* [WORK INSTRUCTIONS] Print only the lines from the top of the data through the line with "m in months]", both included, skipping every picture.

··········

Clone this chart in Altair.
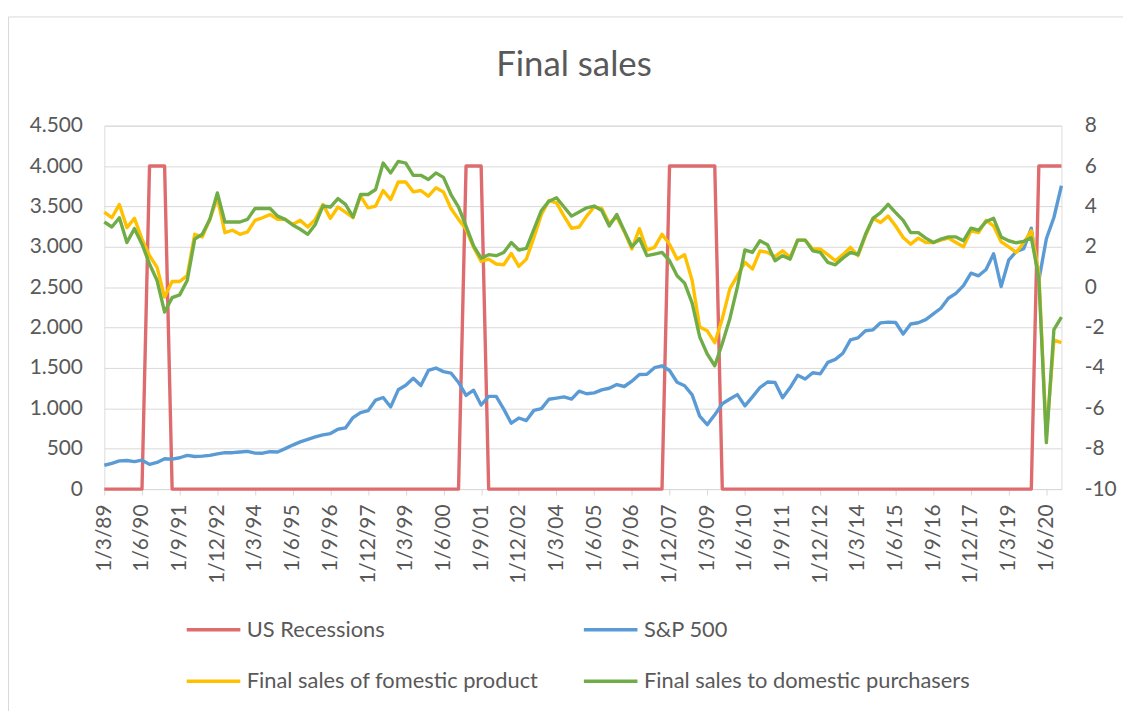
import altair as alt
import pandas as pd

# Quarterly categories (d/m/yy), Q1 1989 .. Q4 2020
years = list(range(1989, 2021))
months = [3, 6, 9, 12]
quarters = [f"1/{m}/{y % 100:02d}" for y in years for m in months]

tick_labels = ["1/3/89", "1/6/90", "1/9/91", "1/12/92", "1/3/94", "1/6/95",
               "1/9/96", "1/12/97", "1/3/99", "1/6/00", "1/9/01", "1/12/02",
               "1/3/04", "1/6/05", "1/9/06", "1/12/07", "1/3/09", "1/6/10",
               "1/9/11", "1/12/12", "1/3/14", "1/6/15", "1/9/16", "1/12/17",
               "1/3/19", "1/6/20"]

recessions = [
    0, 0, 0, 0,           0, 0, 4000, 4000,     4000, 0, 0, 0,        0, 0, 0, 0,
    0, 0, 0, 0,           0, 0, 0, 0,           0, 0, 0, 0,           0, 0, 0, 0,
    0, 0, 0, 0,           0, 0, 0, 0,           0, 0, 0, 0,           0, 0, 0, 0,
    4000, 4000, 4000, 0,  0, 0, 0, 0,           0, 0, 0, 0,           0, 0, 0, 0,
    0, 0, 0, 0,           0, 0, 0, 0,           0, 0, 0, 4000,        4000, 4000, 4000, 4000,
    4000, 4000, 0, 0,     0, 0, 0, 0,           0, 0, 0, 0,           0, 0, 0, 0,
    0, 0, 0, 0,           0, 0, 0, 0,           0, 0, 0, 0,           0, 0, 0, 0,
    0, 0, 0, 0,           0, 0, 0, 0,           0, 0, 0, 0,           4000, 4000, 4000, 4000,
]

sp500 = [
    294.90, 317.98, 349.15, 353.40,   339.94, 358.02, 306.05, 330.22,
    375.22, 371.16, 387.86, 417.09,   403.69, 408.14, 417.80, 435.71,
    451.67, 450.53, 458.93, 466.45,   445.77, 444.27, 462.69, 459.27,
    500.71, 544.75, 584.41, 615.93,   645.50, 670.63, 687.31, 740.74,
    757.12, 885.14, 947.28, 970.43,   1101.75, 1133.84, 1017.01, 1229.23,
    1286.37, 1372.71, 1282.71, 1469.25,  1498.58, 1454.60, 1436.51, 1320.28,
    1160.33, 1224.42, 1040.94, 1148.08,  1147.39, 989.82, 815.28, 879.82,
    848.18, 974.50, 995.97, 1111.92,  1126.21, 1140.84, 1114.58, 1211.92,
    1180.59, 1191.33, 1228.81, 1248.29,  1294.83, 1270.20, 1335.85, 1418.30,
    1420.86, 1503.35, 1526.75, 1468.36,  1322.70, 1280.00, 1166.36, 903.25,
    797.87, 919.32, 1057.08, 1115.10,  1169.43, 1030.71, 1141.20, 1257.64,
    1325.83, 1320.64, 1131.42, 1257.60,  1408.47, 1362.16, 1440.67, 1426.19,
    1569.19, 1606.28, 1681.55, 1848.36,  1872.34, 1960.23, 1972.29, 2058.90,
    2067.89, 2063.11, 1920.03, 2043.94,  2059.74, 2098.86, 2168.27, 2238.83,
    2362.72, 2423.41, 2519.36, 2673.61,  2640.87, 2718.37, 2913.98, 2506.85,
    2834.40, 2941.76, 2976.74, 3230.78,  2584.59, 3100.29, 3363.00, 3756.07,
]

final_sales_domestic_product = [
    3.72, 3.44, 4.10, 2.95,   3.41, 2.38, 1.56, 0.98,   -0.49, 0.28, 0.28, 0.57,
    2.62, 2.49, 3.36, 4.43,   2.70, 2.82, 2.62, 2.74,   3.31, 3.44, 3.60, 3.36,
    3.36, 3.11, 3.31, 2.98,   3.36, 4.10, 3.41, 3.97,   3.72, 3.44, 4.51, 3.93,
    4.02, 4.79, 4.34, 5.21,   5.21, 4.72, 4.79, 4.51,   4.92, 4.72, 3.90, 3.36,
    2.87, 1.97, 1.28, 1.39,   1.15, 1.11, 1.67, 1.03,   1.39, 2.46, 3.60, 4.30,
    4.18, 3.52, 2.92, 2.98,   3.52, 3.97, 3.90, 3.15,   3.48, 2.75, 1.89, 2.90,
    1.84, 1.97, 2.62, 2.13,   1.39, 1.61, 0.33, -1.97,  -2.16, -2.75, -1.56, -0.08,
    0.57, 1.23, 0.90, 1.80,   1.72, 1.51, 1.80, 1.48,   2.33, 2.33, 1.89, 1.89,
    1.61, 1.31, 1.61, 1.97,   1.56, 2.54, 3.41, 3.20,   3.52, 3.03, 2.46, 2.13,
    2.43, 2.21, 2.21, 2.33,   2.43, 2.21, 2.00, 2.79,   2.70, 3.31, 3.03, 2.25,
    2.00, 1.72, 2.21, 2.80,   0.70, -7.40, -2.62, -2.75,
]

final_sales_domestic_purchasers = [
    3.23, 2.98, 3.44, 2.21,   2.90, 2.13, 1.15, 0.33,   -1.23, -0.52, -0.38, 0.33,
    2.38, 2.62, 3.36, 4.67,   3.23, 3.23, 3.23, 3.36,   3.90, 3.90, 3.90, 3.52,
    3.36, 3.08, 2.87, 2.62,   3.11, 4.02, 3.97, 4.39,   4.10, 3.48, 4.59, 4.59,
    4.84, 6.15, 5.66, 6.23,   6.15, 5.54, 5.54, 5.33,   5.66, 5.44, 4.59, 3.97,
    3.03, 2.05, 1.44, 1.61,   1.56, 1.72, 2.21, 1.84,   1.92, 2.87, 3.80, 4.26,
    4.43, 3.97, 3.52, 3.72,   3.93, 4.02, 3.80, 3.03,   3.60, 2.79, 2.00, 2.41,
    1.56, 1.64, 1.72, 1.31,   0.57, 0.20, -0.79, -2.46,  -3.31, -3.89, -2.79, -1.56,
    0.00, 1.85, 1.72, 2.30,   2.10, 1.31, 1.56, 1.39,   2.33, 2.33, 1.80, 1.72,
    1.23, 1.11, 1.44, 1.72,   1.61, 2.62, 3.41, 3.69,   4.10, 3.69, 3.31, 2.70,
    2.70, 2.43, 2.21, 2.38,   2.49, 2.49, 2.30, 2.92,   2.82, 3.25, 3.41, 2.49,
    2.30, 2.20, 2.27, 2.45,   0.45, -7.70, -2.10, -1.48,
]

left_ticks = [0, 500, 1000, 1500, 2000, 2500, 3000, 3500, 4000, 4500]
right_ticks = [-10, -8, -6, -4, -2, 0, 2, 4, 6, 8]

series_names = ["US Recessions", "S&P 500",
                "Final sales of fomestic product", "Final sales to domestic purchasers"]
series_colors = ["#DE6C6E", "#5B9BD5", "#FFC000", "#70AD47"]
series_values = [recessions, sp500, final_sales_domestic_product, final_sales_domestic_purchasers]

# legend fills column by column: order so rows read as in the original
legend_order = [0, 2, 1, 3]
legend_domain = [series_names[i] for i in legend_order]
legend_range = [series_colors[i] for i in legend_order]

rows = []
for name, vals in zip(series_names, series_values):
    for q, v in zip(quarters, vals):
        rows.append({"quarter": q, "series": name, "value": v})
df = pd.DataFrame(rows)

FONT = "Lato"
TXT = "#595959"
GRID = "#D9D9D9"
LW = 3.4

x_enc = alt.X(
    "quarter:N", sort=quarters, title=None,
    scale=alt.Scale(type="point", padding=0),
    axis=alt.Axis(values=tick_labels, labelAngle=-90, labelFont=FONT, labelFontSize=21,
                  labelColor=TXT, tickColor=GRID, tickSize=6, domainColor=GRID,
                  domainWidth=1, labelPadding=9, grid=False, labelOverlap=False),
)

color_enc = alt.Color(
    "series:N",
    scale=alt.Scale(domain=legend_domain, range=legend_range),
    legend=alt.Legend(title=None, orient="none", legendX=83, legendY=492, columns=2,
                      symbolType="M-2,0H2", symbolSize=729, symbolStrokeWidth=LW,
                      symbolOffset=11.5, labelOffset=18, labelFont=FONT, labelFontSize=22,
                      labelColor=TXT, labelLimit=600, columnPadding=38, rowPadding=25,
                      padding=0),
)

left_axis = alt.Axis(orient="left", values=left_ticks,
                     labelExpr="replace(format(datum.value, ','), ',', '.')",
                     grid=True, gridColor=GRID, gridWidth=1, domain=False, ticks=False,
                     tickSize=0, labelPadding=22, labelFont=FONT, labelFontSize=21,
                     labelColor=TXT, title=None)
right_axis = alt.Axis(orient="right", values=right_ticks, labelExpr="toString(datum.value)",
                      grid=False, domain=False, ticks=False, tickSize=0, labelPadding=23,
                      labelFont=FONT, labelFontSize=21, labelColor=TXT, title=None)

left_y = alt.Y("value:Q", scale=alt.Scale(domain=[0, 4500], nice=False), axis=left_axis)
right_y = alt.Y("value:Q", scale=alt.Scale(domain=[-10, 8], nice=False), axis=right_axis)


def series_layer(name, y_enc):
    return (
        alt.Chart(df)
        .transform_filter(alt.datum.series == name)
        .mark_line(strokeWidth=LW, strokeJoin="round")
        .encode(x=x_enc, y=y_enc, color=color_enc)
    )


left_group = alt.layer(series_layer(series_names[0], left_y), series_layer(series_names[1], left_y))
right_group = alt.layer(series_layer(series_names[2], right_y), series_layer(series_names[3], right_y))

frame = (
    alt.Chart(pd.DataFrame({"k": [0]}))
    .mark_rect(filled=False, stroke=GRID, strokeWidth=1)
    .encode(x=alt.value(-96.5), x2=alt.value(2000), y=alt.value(-109.5), y2=alt.value(2000))
)

chart = (
    alt.layer(frame, left_group, right_group)
    .resolve_scale(y="independent")
    .properties(
        width=964, height=366,
        padding={"left": 97, "top": 116, "right": 62, "bottom": 221},
        autosize=alt.AutoSizeParams(type="none"),
        title=alt.TitleParams(text="Final sales", font=FONT, fontSize=35, fontWeight="normal",
                              color=TXT, anchor="middle", baseline="alphabetic",
                              offset=-95, dx=-9),
    )
    .configure_view(stroke="transparent")
    .configure(background="white")
)

chart.save("out.html", embed_options={"renderer": "svg", "actions": False})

··········

* [OUTPUT OF THE EXERCISE]
Clone this chart in Altair.
import altair as alt
import pandas as pd

# Quarterly categories (d/m/yy), Q1 1989 .. Q4 2020
years = list(range(1989, 2021))
months = [3, 6, 9, 12]
quarters = [f"1/{m}/{y % 100:02d}" for y in years for m in months]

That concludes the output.